ちなみに、助産院に通うことに関しても、その当時はコウタロウさんからの理解が得られなかったようです。

「出産費用でさえも、出産育児一時金よりも20万円近く多く払っているのに、加えて1回1万円弱もかかる産後ケアに週に何回も通うというのは、どうなのかって腑に落ちなかったみたいです。心の問題が病院で治るわけじゃないだろう、みたいなことも思っていたようです。母乳に関しても、『自分であげたい』と言ったら、『母乳がうまく出ないならミルクでいいんじゃない? 頑張る必要はないよ』と。優しさでそう言っているのかもしれないけれど、わたしとしてはその言葉もけっこう辛くて、もがいていましたね」

職場復帰をすると同期メンバーは全員が昇進・昇給していて「焦った」

そうした第一子の育児経験を経て、4年後にカオルさんは第二子を妊娠・出産しています。4年の期間があいたのには、理由があるのだと言います。

「第一子が1歳になる頃に職場復帰をしたら、同期メンバーの全員が、昇給・昇進していたんです。みんなまだ結婚もしてなかったり、結婚していても子どもはまだだったり、だれも育休を取っていなかったんです。だからわたしが1人だけ取り残されたように感じました。ちょうど第一子を出産したすぐ後の4月に、一斉に昇進していたので、『もし出産していなければわたしも上がれたのか。出産は喜ばしいことだったけれど、タイミング的にはミスったかもしれない』って感じてしまって……。だから、次の子はみんなと同じように昇給・昇進してからという思いを強くしました」

それから3年をかけて、同期に追いついたカオルさんは、2人目に向けた妊活を始めました。しかし、なかなかうまくいきませんでした。

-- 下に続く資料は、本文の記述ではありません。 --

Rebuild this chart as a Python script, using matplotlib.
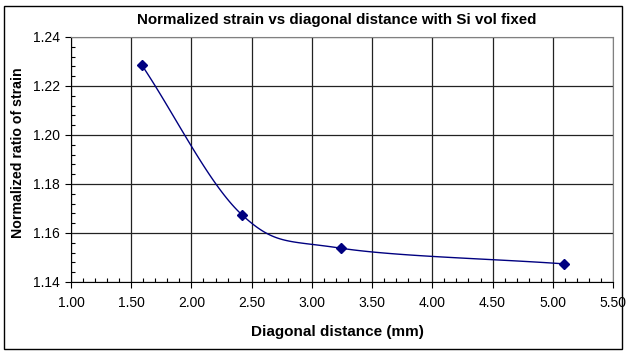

「半年くらいチャレンジしたんですけどうまくいかなくて、夫と相談して、タイミングをきちんと図ってしましょう、ということにしました。もしタイミングを図ってもできなかったら、病院に行きましょうと話し合いました。まわりからも、第二子不妊というのを耳に挟んでいたので。でも、実際に病院に行くというタイミングになって、妊娠が判明しました。それは意外でしたね」

意外に感じたのには理由があります。妊娠が判明し、産院に行ってみると、自分なりに図っていたタイミングから2週間もずれたときに妊娠していたからです。

「アプリとかを使っていたんですけど、あくまでそれは目安にしないとだめですね。わたしの場合、正確ではなかったようです。実は、妊娠したのはちょうどタイミングを図っていない時期で、夫と一緒に『えぇぇ』ってなりました」

第二子のときも食べづわりに苦しめられたカオルさん。しかし、実家の近くに転居していたうえ、実母が介護をする必要がなくなっていたことから、全面的なサポートを受けることができました。

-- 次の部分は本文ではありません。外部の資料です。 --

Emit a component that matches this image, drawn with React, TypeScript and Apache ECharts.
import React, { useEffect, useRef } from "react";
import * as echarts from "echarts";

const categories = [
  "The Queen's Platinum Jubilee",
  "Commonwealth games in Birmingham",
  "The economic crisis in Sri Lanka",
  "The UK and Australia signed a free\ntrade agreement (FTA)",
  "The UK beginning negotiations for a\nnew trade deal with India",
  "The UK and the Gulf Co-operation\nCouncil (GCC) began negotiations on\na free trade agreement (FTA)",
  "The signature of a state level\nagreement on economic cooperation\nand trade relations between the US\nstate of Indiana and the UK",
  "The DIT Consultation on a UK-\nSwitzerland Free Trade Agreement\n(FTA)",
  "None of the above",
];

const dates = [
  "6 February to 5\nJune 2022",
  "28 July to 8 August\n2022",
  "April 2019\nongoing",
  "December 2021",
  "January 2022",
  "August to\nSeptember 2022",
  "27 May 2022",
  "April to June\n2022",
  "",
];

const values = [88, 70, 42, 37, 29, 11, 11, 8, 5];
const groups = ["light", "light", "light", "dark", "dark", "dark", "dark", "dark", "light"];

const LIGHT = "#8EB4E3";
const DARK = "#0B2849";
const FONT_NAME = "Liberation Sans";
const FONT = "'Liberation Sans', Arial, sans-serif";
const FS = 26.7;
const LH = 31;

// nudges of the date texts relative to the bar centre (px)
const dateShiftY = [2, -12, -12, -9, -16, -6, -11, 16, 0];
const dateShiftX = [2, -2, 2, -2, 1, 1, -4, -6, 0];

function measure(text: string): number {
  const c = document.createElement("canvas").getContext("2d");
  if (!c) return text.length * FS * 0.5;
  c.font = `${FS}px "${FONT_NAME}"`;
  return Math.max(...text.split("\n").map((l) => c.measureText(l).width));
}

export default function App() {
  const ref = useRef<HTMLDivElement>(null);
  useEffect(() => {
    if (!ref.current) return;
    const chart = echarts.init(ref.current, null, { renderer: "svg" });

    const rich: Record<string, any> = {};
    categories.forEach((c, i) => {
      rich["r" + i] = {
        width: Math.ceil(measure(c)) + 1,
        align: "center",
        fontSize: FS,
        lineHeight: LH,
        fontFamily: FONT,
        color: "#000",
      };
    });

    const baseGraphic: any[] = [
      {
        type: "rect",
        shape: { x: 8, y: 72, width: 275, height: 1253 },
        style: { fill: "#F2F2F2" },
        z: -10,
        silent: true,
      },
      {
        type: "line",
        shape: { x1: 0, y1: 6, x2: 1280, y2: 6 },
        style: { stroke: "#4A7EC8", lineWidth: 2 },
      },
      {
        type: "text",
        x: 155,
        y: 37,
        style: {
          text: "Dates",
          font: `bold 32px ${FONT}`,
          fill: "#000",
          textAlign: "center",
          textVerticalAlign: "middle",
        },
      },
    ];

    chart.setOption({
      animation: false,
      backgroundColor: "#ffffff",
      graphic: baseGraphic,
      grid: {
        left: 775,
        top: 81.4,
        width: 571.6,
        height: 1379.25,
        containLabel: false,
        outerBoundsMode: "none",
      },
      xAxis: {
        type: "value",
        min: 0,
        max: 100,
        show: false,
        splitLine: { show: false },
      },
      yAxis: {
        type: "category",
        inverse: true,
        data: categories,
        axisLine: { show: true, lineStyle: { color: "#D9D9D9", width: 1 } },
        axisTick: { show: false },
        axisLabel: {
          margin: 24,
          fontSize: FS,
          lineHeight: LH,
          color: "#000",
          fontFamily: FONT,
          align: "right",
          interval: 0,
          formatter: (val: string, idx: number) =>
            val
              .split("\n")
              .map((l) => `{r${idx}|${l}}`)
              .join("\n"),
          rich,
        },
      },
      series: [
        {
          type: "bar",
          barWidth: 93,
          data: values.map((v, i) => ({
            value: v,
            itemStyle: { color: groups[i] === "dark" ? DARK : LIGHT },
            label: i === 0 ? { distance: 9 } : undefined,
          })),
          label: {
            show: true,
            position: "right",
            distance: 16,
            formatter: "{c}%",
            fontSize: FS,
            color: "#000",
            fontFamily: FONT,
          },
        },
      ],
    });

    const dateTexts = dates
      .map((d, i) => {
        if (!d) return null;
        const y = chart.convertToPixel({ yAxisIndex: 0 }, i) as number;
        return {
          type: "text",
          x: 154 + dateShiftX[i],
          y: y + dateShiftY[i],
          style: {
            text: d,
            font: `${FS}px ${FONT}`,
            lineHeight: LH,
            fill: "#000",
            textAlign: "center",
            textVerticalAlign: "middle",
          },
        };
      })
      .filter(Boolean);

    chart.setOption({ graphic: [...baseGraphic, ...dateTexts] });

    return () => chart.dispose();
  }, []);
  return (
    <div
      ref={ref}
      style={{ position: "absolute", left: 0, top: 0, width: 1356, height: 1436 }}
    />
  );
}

「2人目のときは、つわりがひどすぎて、入院するほどでした。やはり吐きづわりで、1人目の子育てと仕事とで、いろいろ抱え込みすぎていたこともあって、入院して点滴を打って、少し休まないとだめだと言われたんです。夫も仕事で対応できないときなどは、わたしの母に上の子のお世話をお願いしていました」

「実父の認知症の進行」や「保育園の休日保育の受け入れ停止」の影響で……

なんとか実母のサポートのもと、妊娠期間中を乗り越えることができたカオルさん。出産自体は、スムーズにいったようです。

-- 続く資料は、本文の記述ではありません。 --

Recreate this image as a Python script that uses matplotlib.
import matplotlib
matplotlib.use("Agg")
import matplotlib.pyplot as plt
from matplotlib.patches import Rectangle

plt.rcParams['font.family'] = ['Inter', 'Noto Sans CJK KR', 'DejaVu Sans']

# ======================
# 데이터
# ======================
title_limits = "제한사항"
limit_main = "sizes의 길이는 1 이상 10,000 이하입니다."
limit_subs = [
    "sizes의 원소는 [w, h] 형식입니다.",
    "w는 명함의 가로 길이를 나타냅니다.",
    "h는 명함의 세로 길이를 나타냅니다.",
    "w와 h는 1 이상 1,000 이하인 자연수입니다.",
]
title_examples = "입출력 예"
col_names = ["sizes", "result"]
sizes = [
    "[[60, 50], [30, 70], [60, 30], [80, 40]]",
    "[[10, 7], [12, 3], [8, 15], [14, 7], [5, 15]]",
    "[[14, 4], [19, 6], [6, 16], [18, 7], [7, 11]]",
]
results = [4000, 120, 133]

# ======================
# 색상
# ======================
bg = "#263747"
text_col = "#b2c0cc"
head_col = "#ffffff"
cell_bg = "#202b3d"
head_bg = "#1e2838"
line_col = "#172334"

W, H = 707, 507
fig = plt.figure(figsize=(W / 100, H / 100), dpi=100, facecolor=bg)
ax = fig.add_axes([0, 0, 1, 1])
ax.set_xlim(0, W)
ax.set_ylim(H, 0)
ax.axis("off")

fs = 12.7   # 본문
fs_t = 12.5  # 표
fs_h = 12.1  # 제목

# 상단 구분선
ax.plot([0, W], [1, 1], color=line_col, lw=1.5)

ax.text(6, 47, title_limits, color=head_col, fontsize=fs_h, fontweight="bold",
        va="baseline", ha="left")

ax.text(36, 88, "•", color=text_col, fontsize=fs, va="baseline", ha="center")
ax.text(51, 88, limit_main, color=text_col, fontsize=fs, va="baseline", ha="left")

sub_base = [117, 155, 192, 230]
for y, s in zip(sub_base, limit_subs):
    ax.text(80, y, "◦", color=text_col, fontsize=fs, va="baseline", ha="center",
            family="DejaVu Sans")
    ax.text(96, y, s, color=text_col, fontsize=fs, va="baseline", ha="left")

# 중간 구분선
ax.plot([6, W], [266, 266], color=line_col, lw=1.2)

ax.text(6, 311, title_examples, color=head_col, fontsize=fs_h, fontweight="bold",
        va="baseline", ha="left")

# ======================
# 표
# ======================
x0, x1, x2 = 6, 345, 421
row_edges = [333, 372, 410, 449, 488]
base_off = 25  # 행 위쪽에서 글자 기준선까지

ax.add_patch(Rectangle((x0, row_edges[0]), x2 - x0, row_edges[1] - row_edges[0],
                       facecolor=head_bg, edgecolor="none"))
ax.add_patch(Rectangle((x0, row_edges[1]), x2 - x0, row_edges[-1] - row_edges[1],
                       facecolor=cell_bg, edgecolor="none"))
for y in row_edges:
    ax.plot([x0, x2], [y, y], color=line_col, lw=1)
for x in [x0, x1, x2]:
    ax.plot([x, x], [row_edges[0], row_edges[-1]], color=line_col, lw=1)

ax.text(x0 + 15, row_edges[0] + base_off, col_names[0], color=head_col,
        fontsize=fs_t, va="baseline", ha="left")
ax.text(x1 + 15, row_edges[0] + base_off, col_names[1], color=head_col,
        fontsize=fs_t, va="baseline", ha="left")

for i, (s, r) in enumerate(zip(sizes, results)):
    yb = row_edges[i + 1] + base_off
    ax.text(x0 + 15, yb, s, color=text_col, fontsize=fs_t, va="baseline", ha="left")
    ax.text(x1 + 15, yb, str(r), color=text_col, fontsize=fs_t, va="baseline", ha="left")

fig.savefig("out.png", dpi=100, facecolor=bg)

「2人目の出産はかなりスムーズでした。たとえば夫は、1人目のときの反省を踏まえ、育児休暇を取得したり、退院した直後には助産院に連れて行ってもらい、母乳で育てるための母乳ケアを受けたり。〝産後うつ〟のようなこともなく、過ごすことができました」

その後、職場復帰を果たすべく、1歳になった第二子の保活に取り組んでいたところ、いくつかの問題が発生しました。ひとつは実父の認知症の進行です。

「わたしが2人目を産んだくらいのときに、父が転倒してしまったんです。その影響で、一気に認知症が進行して、母の手を借りることが難しくなりました。わたしの仕事は休日もガッツリ働きます。1人目の出産のときには、休日は実家(両親)の助けが得られたため、仕事をやめずにキャリアを積み上げつづける選択ができましたが、いまはどうなるか見通しが立っていません」

見通しが立っていない理由はほかにもあります。

「実は、わたしが住んでいるエリアの保育園が、『休日保育の受け入れ停止』を決めたんです。ファミリーサポートの活用を検討したり、他市町村への休日保育の受け入れの要請を行ったりしていますが、なかなか〝田舎〟ということもあって、一筋縄ではいっていません。金銭的な意味も含め、田舎で親族に頼らずに、共働きで子育てをすることの難しさをひしひしと感じています。2人目は何とかやりくりして乗り越えられたとしても、わたしの本来の希望である3人目は、これでは無理だと諦めているような状況です」

頼れる相手はあらかじめ見つけておくほうがいいと考えるワケ

さらにカオルさんは、自分自身の経験を踏まえて、こう話しています。

「現代において(希望する人数の)子どもを生み育てるためには、頼れる相手を複数見つけておくことが重要なのだなと感じました。サポートが受けられる先が『実家だけ』とか『保育園だけ』だと、なにかの拍子で思い通りにはいかなくなってしまうからです。たとえば、いつでも頼ることができるようにファミリーサポートさんや助産師さんを探しておくということも大切ですが、なにかあってからそうした頼る先を探しても遅いと思います。なぜなら相性があるからです。あらかじめ複数の候補者と会って、自分たち夫婦との相性がよい相手を見つけておかないと、いざというときに頼ることができないでしょう。今回、インタビューを受けたのは、そういった情報発信もできたらいいなと考えてのことなんです」

カオルさんを筆頭にした武内さん夫婦の等身大のお話、いかがでしたか? 2人目の壁が起きる要因や、それを乗り越えるためのさまざまな角度の示唆が散りばめられていたのではないでしょうか。

最後に、「3人目を諦めているわたしが言うのもおかしいのかもしれませんが……」としたうえで、カオルさんはこう付け加えてくれています。

「もちろん妊娠出産や子育てにはいろいろ大変な部分はあるけれど、それを打ち消す以上の楽しさや喜び、幸せがあるのは確かなので、子どもをつくりたいと考えているならば、その選択肢はぜひ捨てないでほしいと思っています」

お話しいただき、たいへんありがとうございました。